There are films that you watch where an event occurs where you as the audience have to make a choice as to either take the leap and go with it or not, rendering your personal enjoyment a moot point. Revenge starring Matilda Lutz is a prime example of such a film, and it’s a raw, unapologetic, action-packed bloodbath. The way Jennifer (Lutz) picks off her attackers one-by-one is elevated to a final act that has so much carnage that Quentin Tarantino would find it a bit egregious. I am excited to see where director Coralie Fargeat goes from here.
#7: Paddington 2
On the opposite end of the spectrum from many films on this list is the most delightful experience I had watching a film all year with Paddington 2. Hugh Grant shines as the villainous Phoenix Buchanan, a jack-of-all-trades washed-up actor who frames Paddington for armed robbery. Paul King, who directed and co-wrote both Paddington films, shows again that he can make a balanced family film that everyone can enjoy. In an era where kids films still rely of fart jokes and void of any real storyline, Paddington 2 is the shining light that more people should see.
Director Spike Lee roared back with a vengeance with his best work in over a decade with BlackKklansman, the real-life story of rookie Colorado Springs police office Ron Stallworth (John David Washington) who wants to make a name for himself. How does he do it? By infiltrating the KKK by proxy with the assistance of partner Flip Zimmerman (Adam Driver), who poses as Stallworth during face-to-face conversations with Klan members, going as deep as meeting David Duke (Topher Grace). The screenplay is biting and balanced between humor and dramatic moments, with an epilogue that resonates to events that are happening present day.

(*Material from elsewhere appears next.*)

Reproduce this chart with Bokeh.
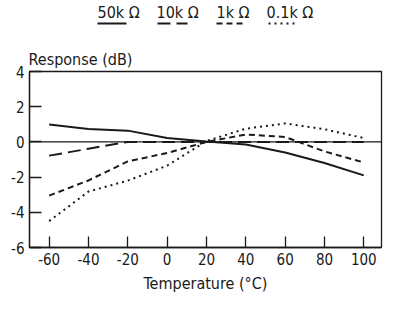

A black-and-white film with possibly the most stunning cinematography of the year, Alfonso Cuaron’s Roma is a look into the soul of the director, who based this on the lives of the women growing up around him as a child. This is a slow-build movie that you have to keep your eyes on throughout. First-time actress Yalitza Aparicio gives Cuaron’s screenplay life, with so much happening in the third act that you will remember particular events for weeks if not months afterwards. This is worthy of multiple viewings, and hopefully there is a theater near you that is still showing this on the big screen.
#4: A Quiet Place
While not a first-time director, John Krasinski elevated his game with the horror-thriller A Quiet Place, a film he also co-wrote and starred along side his wife Emily Blunt. In the not to distant future, an alien race has infiltrated the country, hunting by using their super-sense of hearing. Make too much noise, and more than likely you will die. You can tell in writing the script and how they performed that both Krasinski and Blunt pulled from the real-life drive to protect their family. The ninety-minute runtime flies by with action and thrills, with young actress Millicent Simmons being the standout performer as the family daughter Regan.

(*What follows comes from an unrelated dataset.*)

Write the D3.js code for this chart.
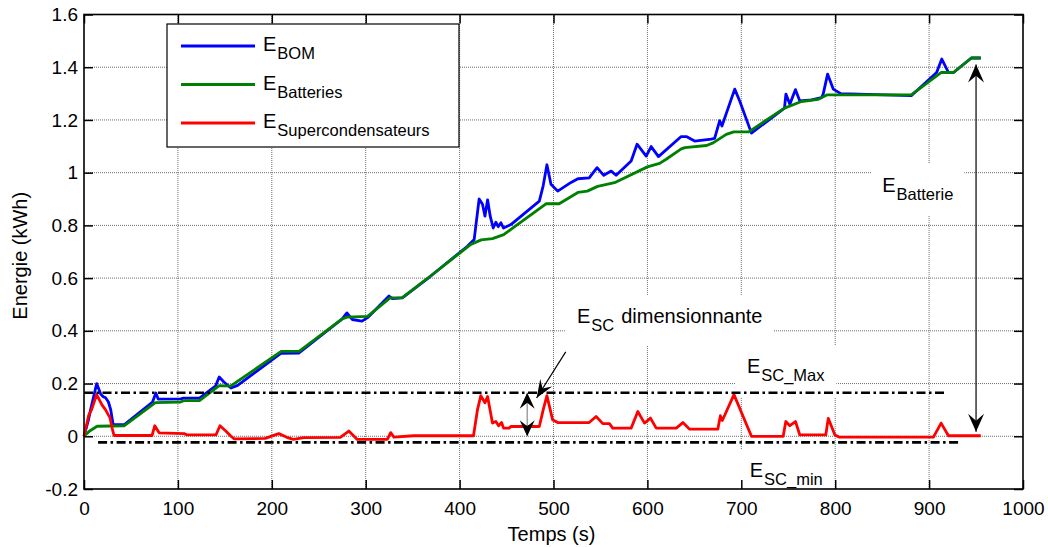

This was a film that took me two viewings to fully understand everything that was packed into the A24 breakout horror film Hereditary, and any time someone asks if they should see it, I alway tell them to do what I did. There is so much going on with this film that it is the definition of blink and you’ll miss it. The set design and cinematography is nearly flawless, and Toni Colette gives one of the performances of the year that, unfortunately, will not garner her the Academy Award nomination she so richly deserves. She lays everything out on the table, with the family dinner scene being one of my favorite scenes all year. You may want to keep the lights on for this one, and if you have Amazon Prime you can watch it right now. So stop reading this, watch Hereditary if you haven’t done so already, and come back.
#2: A Star is Born
Yes, this is the fourth time that A Star is Born has been made into a motion picture, and if you have seen any of the previous versions, you will know the story beats. Going into it, I did not see any of the earlier versions, so I found myself fully enveloped in the story of a falling star (Bradley Cooper) who takes on a young protege (Lady Gaga), and she becomes the breakout star. They fall in love, she becomes more of a success, and he has to deal with the fact that he is not the artist he once was. This is a film that is garnering a lot of awards buzz, and rightfully so, with it having the potential of being nominated for upwards of seven to ten Oscars. You will probably enjoy this a lot more if you have never seen any of the previous versions, but I would highly suggest making the effort to watch the Judy Garland 1954 version, even with its near three-hour runtime. This would have been my #1 favorite film of the year, had it not been for…
#1: The Favourite
Director Yorgos Lanthimos has never been one to shy away from making films he wants to make. Whether it be Dogtooth, The Lobster, or The Killing of a Sacred Deer, he always finds a way to have people talking about his work, good, bad, or otherwise. While The Favourite may be his most mainstream film to date, it’s his most complete film. The three lead females Olivia Colman as Queen Anne, Rachel Weisz as her confidant Lady Marlborough, and Emma Stone as the cousin-turned-infiltrator Abigail all giving magnificent performances. The screenplay, while not written by Lanthimos, still feels like it has his touch by being vicious, absurd, and nearly perfect. These three women are the story, with how they are all playing one another in order to have the power they want, in whatever form that may be being the focal point. The men in the film are all pawns, and rightfully so. The Favourite, with its specular performances, amazing set and costume design, and outside-the-box cinematography, is easily my favo(u)rite film of 2018.
There are a few films that I did not get to in 2018 that I plan on seeing this year that could have the potential of making this list. Those would include They Shall Not Grow Old, Cold War, and Stan and Ollie.